Between 1973 and 1980, Vicuña produced a series of drawings, collages, videos, and performances that examine the role of poetry in a climate of political repression and forced disappearances in South America, and the role of imperial violence around the world. Produced mostly between London and Bogotá,
Palabrarmas proposes unresolved paradoxes between art and revolutionary politics. Through the representation of words as weapons, the series advocates the transformative dimension of language in the fight against dictatorships.
CECILIA VICUÑA
She is a visual artist and writer; considered to be one of the pioneers of conceptual art in Chile. Her practice focuses on performance, painting, sculpture and video. She studied at the Faculty of Arts at the University of Chile and later pursued postgraduate studies at the University College Slade School of Fine Arts. She founded the group of artists and poets Tribu No (No Tribe), and co-founded Artists for Democracy in London, an artists' organisation dedicated to creating solidarity projects with what was then referred to as the Third World.
In 1975 she moved to Colombia, where she continued to study popular indigenous art and collaborated with the Colombian Theatre Corporation. She was an Art History lecturer at the University of Bogotá Jorge Tadeo Lozano and of Contemporary Latin American Poetry at the Universidad Libre de Bogotá El Arte. She was part of the Heresies Collective, which published the Heresies magazine: A Feminist Publication of Arts and Politics.

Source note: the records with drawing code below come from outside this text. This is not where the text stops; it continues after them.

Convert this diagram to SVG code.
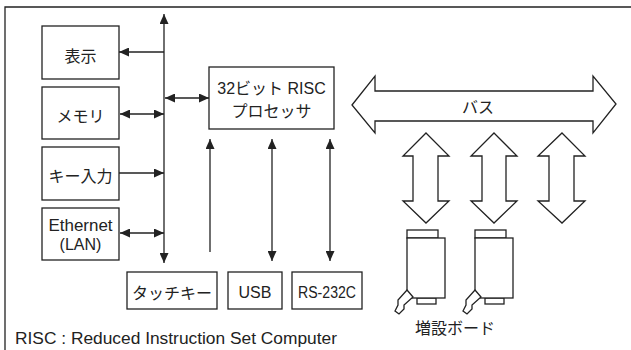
<svg xmlns="http://www.w3.org/2000/svg" width="631" height="350" viewBox="0 0 631 350">
  <style>
    .box { fill: #fff; stroke: #222; stroke-width: 1.3; }
    .ln { fill: none; stroke: #222; stroke-width: 1.3; }
    .fat { fill: #fff; stroke: #222; stroke-width: 1.3; stroke-linejoin: miter; }
    text { font-family: "Liberation Sans", "Noto Sans CJK JP", sans-serif; font-size: 16px; fill: #222; text-anchor: middle; dominant-baseline: central; }
    .jp { font-family: "Noto Sans CJK JP", sans-serif; font-size: 16px; }
    .note { text-anchor: start; dominant-baseline: alphabetic; }
  </style>
  <defs>
    <marker id="ah" viewBox="0 0 10 9" refX="10" refY="4.5" markerWidth="10" markerHeight="9" markerUnits="userSpaceOnUse" orient="auto-start-reverse">
      <path d="M0,0 L10,4.5 L0,9 Z" fill="#222"/>
    </marker>
  </defs>

  <!-- outer frame -->
  <path class="ln" d="M5,350 V7 H631"/>

  <!-- left side peripherals -->
  <g id="display">
    <rect class="box" x="42" y="26" width="77" height="53"/>
    <text class="jp" x="80.5" y="55">表示</text>
  </g>
  <g id="memory">
    <rect class="box" x="42" y="87" width="77" height="52"/>
    <text class="jp" x="80.5" y="115">メモリ</text>
  </g>
  <g id="keyinput">
    <rect class="box" x="42" y="147" width="77" height="53"/>
    <text class="jp" x="80.5" y="175">キー入力</text>
  </g>
  <g id="ethernet">
    <rect class="box" x="42" y="208" width="77" height="52"/>
    <text x="80.5" y="225" textLength="64" lengthAdjust="spacingAndGlyphs">Ethernet</text>
    <text x="80.5" y="244">(LAN)</text>
  </g>

  <!-- processor -->
  <g id="cpu">
    <rect class="box" x="209" y="67" width="125" height="62"/>
    <text x="271.5" y="88">32ビット RISC</text>
    <text class="jp" x="271.5" y="110">プロセッサ</text>
  </g>

  <!-- bottom peripherals -->
  <g id="touchkey">
    <rect class="box" x="127" y="272" width="90" height="37"/>
    <text class="jp" x="172" y="292">タッチキー</text>
  </g>
  <g id="usb">
    <rect class="box" x="228" y="272" width="54" height="37"/>
    <text x="255" y="292">USB</text>
  </g>
  <g id="rs232c">
    <rect class="box" x="292" y="272" width="70" height="37"/>
    <text x="327" y="292" textLength="58" lengthAdjust="spacingAndGlyphs">RS-232C</text>
  </g>

  <!-- system bus -->
  <g id="bus">
    <path class="fat" d="M352,105 L375,76 L375,91 L593,91 L593,76 L616,104 L593,133 L593,121 L375,121 L375,133 Z"/>
    <text class="jp" x="478" y="106">バス</text>
  </g>

  <!-- slot links -->
  <g id="slot1">
    <path class="fat" d="M426,133 L449,156 L438,156 L438,201 L449,201 L426,223 L403,201 L413,201 L413,156 L403,156 Z"/>
  </g>
  <g id="slot2">
    <path class="fat" d="M494,133 L517,156 L506,156 L506,201 L517,201 L494,223 L471,201 L482,201 L482,156 L471,156 Z"/>
  </g>
  <g id="slot3">
    <path class="fat" d="M562,133 L585,156 L574,156 L574,201 L585,201 L562,223 L538,201 L549,201 L549,156 L538,156 Z"/>
  </g>

  <!-- expansion boards -->
  <g id="board1">
    <rect class="box" x="407" y="230" width="31" height="8"/>
    <rect class="box" x="417" y="298" width="19" height="6"/>
    <rect class="box" x="407" y="238" width="38" height="60"/>
    <path class="fat" d="M407,290 L413,297 L404,305 L404,309 L399,314 L395,311 L398,305 L398,300 Z"/>
  </g>
  <g id="board2">
    <rect class="box" x="475" y="230" width="31" height="8"/>
    <rect class="box" x="485" y="298" width="19" height="6"/>
    <rect class="box" x="475" y="238" width="38" height="60"/>
    <path class="fat" d="M475,290 L481,297 L472,305 L472,309 L467,314 L463,311 L466,305 L466,300 Z"/>
  </g>
  <text class="jp" x="455" y="327">増設ボード</text>

  <!-- connectors -->
  <g id="connectors">
    <line class="ln" x1="164" y1="14" x2="164" y2="263" marker-start="url(#ah)" marker-end="url(#ah)"/>
    <line class="ln" x1="164" y1="52" x2="119" y2="52" marker-end="url(#ah)"/>
    <line class="ln" x1="120" y1="114" x2="164" y2="114" marker-start="url(#ah)" marker-end="url(#ah)"/>
    <line class="ln" x1="119" y1="173" x2="164" y2="173" marker-end="url(#ah)"/>
    <line class="ln" x1="120" y1="233" x2="164" y2="233" marker-start="url(#ah)" marker-end="url(#ah)"/>
    <line class="ln" x1="165" y1="98" x2="209" y2="98" marker-start="url(#ah)" marker-end="url(#ah)"/>
    <line class="ln" x1="210" y1="252" x2="210" y2="139" marker-end="url(#ah)"/>
    <line class="ln" x1="272" y1="139" x2="272" y2="261" marker-start="url(#ah)" marker-end="url(#ah)"/>
    <line class="ln" x1="330" y1="139" x2="330" y2="261" marker-start="url(#ah)" marker-end="url(#ah)"/>
  </g>

  <text class="note" x="15" y="344" textLength="322" lengthAdjust="spacingAndGlyphs">RISC : Reduced Instruction Set Computer</text>
</svg>
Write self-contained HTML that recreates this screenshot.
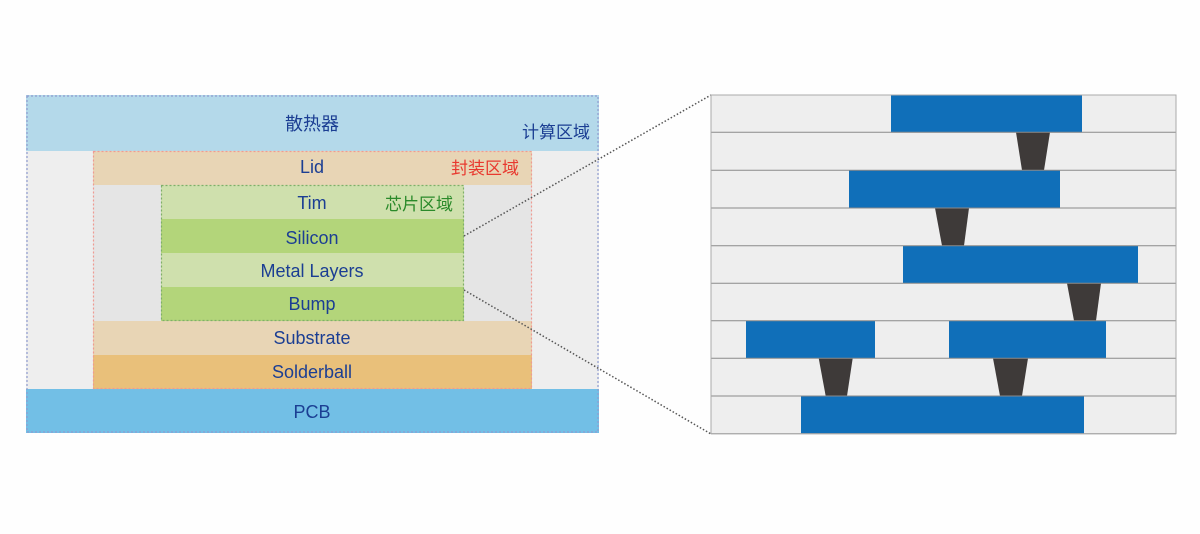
<!DOCTYPE html>
<html><head><meta charset="utf-8"><style>
html,body{margin:0;padding:0;background:#fefefe;width:1200px;height:534px;overflow:hidden}
text{font-family:"Liberation Sans","Noto Sans CJK SC",sans-serif}
</style></head><body>
<svg width="1200" height="534" viewBox="0 0 1200 534" xmlns="http://www.w3.org/2000/svg">
<!-- left diagram -->
<rect x="26" y="95" width="573" height="338" fill="#eeeeee"/>
<rect x="26" y="95" width="573" height="56" fill="#b4d9ea"/>
<rect x="93" y="151" width="439" height="238" fill="#e5e5e5"/>
<rect x="93" y="151" width="439" height="34" fill="#e8d5b5"/>
<rect x="161" y="185" width="303" height="34" fill="#cfe0ad"/>
<rect x="161" y="219" width="303" height="34" fill="#b3d57a"/>
<rect x="161" y="253" width="303" height="34" fill="#cfe0ad"/>
<rect x="161" y="287" width="303" height="34" fill="#b3d57a"/>
<rect x="93" y="321" width="439" height="34" fill="#e8d5b5"/>
<rect x="93" y="355" width="439" height="34" fill="#e9c07a"/>
<rect x="26" y="389" width="573" height="44" fill="#72bfe6"/>
<!-- dotted region borders -->
<rect x="27" y="96" width="571" height="336" fill="none" stroke="#8f9ccf" stroke-width="1.2" stroke-dasharray="2,2"/>
<rect x="93.5" y="151.5" width="438" height="237" fill="none" stroke="#ef9a93" stroke-width="1.2" stroke-dasharray="2,2"/>
<rect x="161.5" y="185.5" width="302" height="135" fill="none" stroke="#7fae6a" stroke-width="1.2" stroke-dasharray="2,2"/>
<g fill="#1b3e93" font-size="18" text-anchor="middle">
<text x="312" y="130">散热器</text>
<text x="312" y="173">Lid</text>
<text x="312" y="209">Tim</text>
<text x="312" y="244">Silicon</text>
<text x="312" y="277">Metal Layers</text>
<text x="312" y="310">Bump</text>
<text x="312" y="344">Substrate</text>
<text x="312" y="378">Solderball</text>
<text x="312" y="418">PCB</text>
</g>
<text x="556" y="138" font-size="17" fill="#1b3e93" text-anchor="middle">计算区域</text>
<text x="485" y="174" font-size="17" fill="#e8392f" text-anchor="middle">封装区域</text>
<text x="419" y="210" font-size="17" fill="#2a8a2a" text-anchor="middle">芯片区域</text>
<!-- connectors -->
<line x1="464" y1="236" x2="711" y2="95" stroke="#555" stroke-width="1.5" stroke-dasharray="1.5,2"/>
<line x1="464" y1="290" x2="711" y2="434" stroke="#555" stroke-width="1.5" stroke-dasharray="1.5,2"/>
<!-- right panel -->
<rect x="711" y="95" width="465" height="339" fill="#eeeeee"/>
<g fill="#106fb9">
<rect x="891" y="95" width="191" height="37.6"/>
<rect x="849" y="170.3" width="211" height="37.6"/>
<rect x="903" y="245.7" width="235" height="37.6"/>
<rect x="746" y="320.7" width="129" height="37.6"/>
<rect x="949" y="320.7" width="157" height="37.6"/>
<rect x="801" y="396" width="283" height="37.7"/>
</g>
<g fill="#3e3a39">
<polygon points="1016,132.3 1050,132.3 1044,170.3 1022,170.3"/>
<polygon points="935,208 969,208 964,245.7 942,245.7"/>
<polygon points="1067,283.3 1101,283.3 1096,320.7 1074,320.7"/>
<polygon points="818.7,358.3 852.7,358.3 847,396 825.7,396"/>
<polygon points="993,358.3 1028,358.3 1022,396 1000,396"/>
</g>
<g stroke="#8a8a8a" stroke-width="1">
<line x1="711" y1="95" x2="1176" y2="95"/>
<line x1="711" y1="132.3" x2="1176" y2="132.3"/>
<line x1="711" y1="170.3" x2="1176" y2="170.3"/>
<line x1="711" y1="208" x2="1176" y2="208"/>
<line x1="711" y1="245.7" x2="1176" y2="245.7"/>
<line x1="711" y1="283.3" x2="1176" y2="283.3"/>
<line x1="711" y1="320.7" x2="1176" y2="320.7"/>
<line x1="711" y1="358.3" x2="1176" y2="358.3"/>
<line x1="711" y1="396" x2="1176" y2="396"/>
<line x1="711" y1="433.7" x2="1176" y2="433.7"/>
</g>
<rect x="711" y="95" width="465" height="338.7" fill="none" stroke="#aaa" stroke-width="1"/>
</svg>
</body></html>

Her pieces feature in the collections of museums such as the Tate Modern (London), the Chile Museum of Contemporary Art (MAC), the Lima Art Museum (MALI) and Santiago de Chile National Fine Arts Museum (MNBA). Her most recent collective exhibitions include Radical Women: Latin American Art 1960-1985, presented at the Hammer Museum and the Brooklyn Museum. In 2017, her work was part of Documenta 14 in Athens, Greece, and in Kassel, Germany. She currently lives and works between New York and Santiago de Chile.
Cecilia Vicuña won the 2019 Velázquez Visual Arts Prize, awarded in Spain by the Ministry of Culture and Sports, for her "outstanding work" and her "multidimensional art". According to the jury, Vicuña "displays a multidimensional art in which she interacts with the earth, written language and fabrics". She is, the jury adds, "the creator of a special poetics in which ecological awareness, the city and the art institution intersect". Her work is "indebted" to "a millenary knowledge updated through performances, installations, sculptures, books and gestures of everyday life".